Post-Divorce Relationship: Perfect Pals
Maybe you’re still best friends with your ex. There’s nothing wrong with that! After all, you had a serious, committed relationship that ended up producing children. The kids are still the light of your life—and half of their heritage comes from your ex—and you two get along. It just isn’t a romantic connection any longer.
Perfect Pals are classified as high communication, high interaction parents. Maybe you even act like you’re still married, despite living in separate homes. As the name suggests, you’re still friends and keep in touch.
Sometimes this means that the kids actually end up confused: why aren’t Mommy and Daddy (or Mommy and Mommy, or Daddy and Daddy) still together? Can we Parent Trap them into getting back together? It’s a dynamic worth dissecting.
Benefits of the Perfect Pals Relationship
Obviously, the biggest benefit to the Perfect Pals relationship is that you two don’t hate each other. Having two parents who get along is a benefit that can’t be overstated for most children, although it’s occasionally confusing.
Some hallmarks of the Perfect Pals relationship include genuinely enjoying each other’s company—some Perfect Pals continue to own businesses together—as well as staying in frequent contact, seeing each other’s extended family and having a remarkably friendly relationship. Maybe you even spend holidays together, despite the divorce. If you’ve ever asked your ex for advice about parenting or any other issue, you two might be Perfect Pals.

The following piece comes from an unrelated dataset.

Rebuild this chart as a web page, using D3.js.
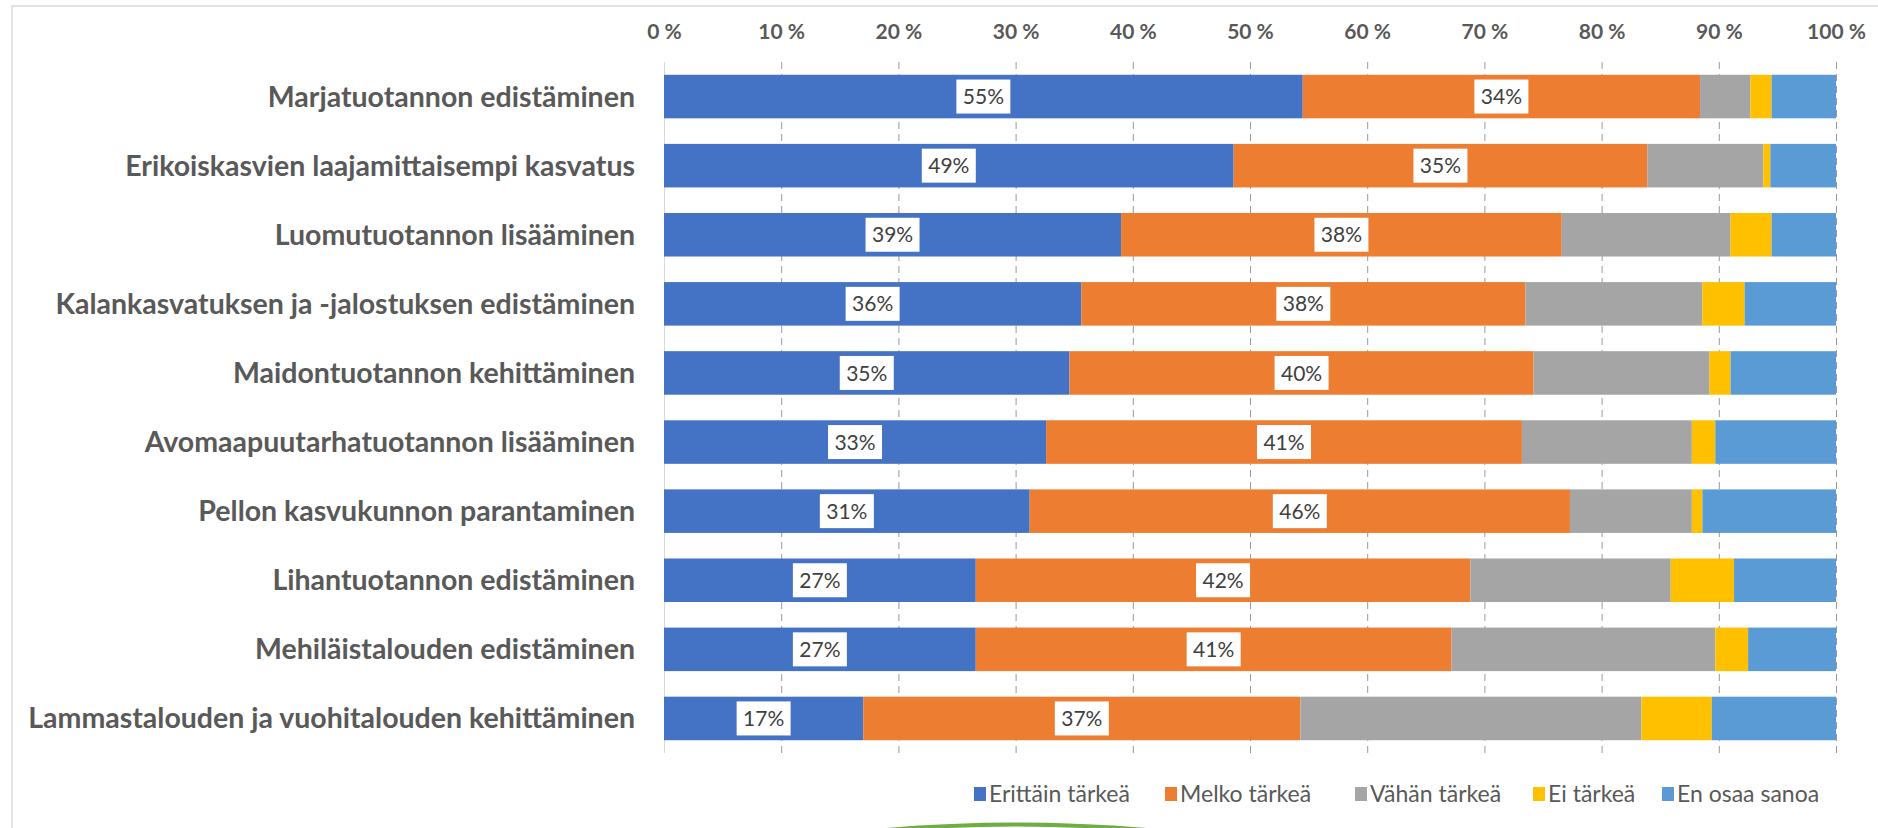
<!DOCTYPE html>
<html>
<head>
<meta charset="utf-8">
<script src="https://cdn.jsdelivr.net/npm/d3@7"></script>
<style>
  body { margin: 0; background: #fff; }
  svg { display: block; }
</style>
</head>
<body>
<svg width="1878" height="828"></svg>
<script>
// kysymys: kuinka tärkeänä pidät...
const categories = [
  "Marjatuotannon edistäminen",
  "Erikoiskasvien laajamittaisempi kasvatus",
  "Luomutuotannon lisääminen",
  "Kalankasvatuksen ja -jalostuksen edistäminen",
  "Maidontuotannon kehittäminen",
  "Avomaapuutarhatuotannon lisääminen",
  "Pellon kasvukunnon parantaminen",
  "Lihantuotannon edistäminen",
  "Mehiläistalouden edistäminen",
  "Lammastalouden ja vuohitalouden kehittäminen"
];
const seriesNames = ["Erittäin tärkeä", "Melko tärkeä", "Vähän tärkeä", "Ei tärkeä", "En osaa sanoa"];
const erittain = [54.5, 48.6, 39.0, 35.6, 34.6, 32.6, 31.2, 26.6, 26.6, 17.0];
const melko    = [33.9, 35.3, 37.6, 37.9, 39.6, 40.6, 46.1, 42.2, 40.6, 37.3];
const vahan    = [4.3, 9.9, 14.4, 15.1, 15.0, 14.5, 10.4, 17.1, 22.5, 29.1];
const eiTarkea = [1.8, 0.6, 3.5, 3.6, 1.8, 2.0, 0.9, 5.4, 2.8, 6.0];
const enOsaa   = [5.5, 5.6, 5.5, 7.8, 9.0, 10.3, 11.4, 8.7, 7.5, 10.6];
const tickValues = [0, 10, 20, 30, 40, 50, 60, 70, 80, 90, 100];
const colors = ["#4472C4", "#ED7D31", "#A5A5A5", "#FFC000", "#5B9BD5"];

const svg = d3.select("svg");
const font = "Lato, 'Noto Sans', sans-serif";

// kehys
svg.append("rect")
    .attr("x", 12).attr("y", 6)
    .attr("width", 1900).attr("height", 900)
    .attr("fill", "none")
    .attr("stroke", "#D9D9D9")
    .attr("stroke-width", 1.5);

const plotLeft = 664, plotRight = 1836, plotTop = 62, plotBottom = 753;

const x = d3.scaleLinear().domain([0, 100]).range([plotLeft, plotRight]);
const y = d3.scaleBand().domain(categories).range([plotTop, plotBottom])
    .paddingInner(0.37).paddingOuter(0.185);

const table = categories.map((c, i) => ({
  name: c,
  [seriesNames[0]]: erittain[i],
  [seriesNames[1]]: melko[i],
  [seriesNames[2]]: vahan[i],
  [seriesNames[3]]: eiTarkea[i],
  [seriesNames[4]]: enOsaa[i]
}));
const stacked = d3.stack().keys(seriesNames)(table);

// gridlines
const grid = svg.append("g")
    .attr("transform", "translate(0," + plotTop + ")")
    .call(d3.axisTop(x).tickValues(tickValues).tickSize(-(plotBottom - plotTop)).tickFormat(""));
grid.select(".domain").remove();
grid.selectAll(".tick line")
    .attr("stroke", d => d === 0 ? "#D9D9D9" : "#999")
    .attr("stroke-width", 1)
    .attr("stroke-dasharray", d => d === 0 ? null : "7,5");

// top axis labels
const axis = svg.append("g")
    .attr("transform", "translate(0,42)")
    .call(d3.axisTop(x).tickValues(tickValues).tickSize(0).tickFormat(d => d + " %"));
axis.select(".domain").remove();
axis.selectAll("text")
    .attr("font-family", font)
    .attr("font-size", 21)
    .attr("font-weight", "bold")
    .attr("fill", "#595959");

// bars
const layer = svg.append("g").selectAll("g")
  .data(stacked)
  .enter().append("g")
    .attr("fill", (d, i) => colors[i]);

layer.selectAll("rect")
  .data(d => d)
  .enter().append("rect")
    .attr("x", d => x(d[0]))
    .attr("y", d => y(d.data.name))
    .attr("width", d => x(d[1]) - x(d[0]))
    .attr("height", y.bandwidth());

// data labels on first two series
const labelData = [];
stacked.slice(0, 2).forEach(s => s.forEach(d => labelData.push({ d: d, v: d.data[s.key] })));

const lab = svg.append("g").selectAll("g")
  .data(labelData)
  .enter().append("g")
    .attr("transform", e => "translate(" + x((e.d[0] + e.d[1]) / 2) + "," + (y(e.d.data.name) + y.bandwidth() / 2) + ")");

lab.append("rect")
    .attr("x", -27).attr("y", -17)
    .attr("width", 54).attr("height", 34)
    .attr("fill", "#fff");

lab.append("text")
    .attr("text-anchor", "middle")
    .attr("dy", "0.36em")
    .attr("font-family", font)
    .attr("font-size", 21)
    .attr("fill", "#404040")
    .text(e => Math.round(e.v) + "%");

// category labels
svg.append("g").selectAll("text")
  .data(categories)
  .enter().append("text")
    .attr("x", 635)
    .attr("y", d => y(d) + y.bandwidth() / 2)
    .attr("dy", "0.35em")
    .attr("text-anchor", "end")
    .attr("font-family", font)
    .attr("font-size", 28.5)
    .attr("font-weight", "bold")
    .attr("fill", "#595959")
    .text(d => d);

// legend
const legendX = [974, 1165, 1355, 1533, 1662];
const legend = svg.append("g").selectAll("g")
  .data(seriesNames)
  .enter().append("g")
    .attr("transform", (d, i) => "translate(" + legendX[i] + ",794)");
legend.append("rect")
    .attr("x", 0).attr("y", -7)
    .attr("width", 12).attr("height", 14)
    .attr("fill", (d, i) => colors[i]);
legend.append("text")
    .attr("x", 15)
    .attr("dy", "0.35em")
    .attr("font-family", font)
    .attr("font-size", 23)
    .attr("fill", "#595959")
    .text(d => d);

// vihreä kaari alareunassa
svg.append("path")
    .attr("d", "M875,831 Q1015,818 1158,831")
    .attr("fill", "none")
    .attr("stroke", "#70AD47")
    .attr("stroke-width", 4);
</script>
</body>
</html>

Most of the time, Perfect Pals have joint custody, and they’ve got the united front of parenting down to a science. As time goes on, you two might remain just as convivial, but there will be distance afterwards. This is normal, and often will not affect your co-parenting unless one parent feels somehow hurt or slighted.
Perfect Pals usually have no trouble putting the best interests of the children first, and probably have a mutually-agreed-upon visitation and custody schedule. Your kids aren’t worried about you being in the same room for graduation, their own marriages or any other major life events—which is a great relief for everyone involved.
Downsides to the Perfect Pals Relationship
Of course, getting along so well with your ex after your divorce means that the kids can suffer in some unexpected ways, especially if they’re still very young. Your children might think this is just a phase, or that your end goal is to get back together. That can be painful when they realize that your romantic relationship really is over—or if you decide to get back together and give it another try, and it doesn’t work out.
When Perfect Pals find other partners, the relationship can sour or otherwise change—and the kids often don’t like it, either. After all, in a perfect world, their parents would be together and the arguments (or whatever caused your separation) would be over.
If you’re in a Perfect Pals co-parenting relationship, congratulate yourself on getting along well, but be sure to evaluate whether your kids can healthily handle the continued closeness.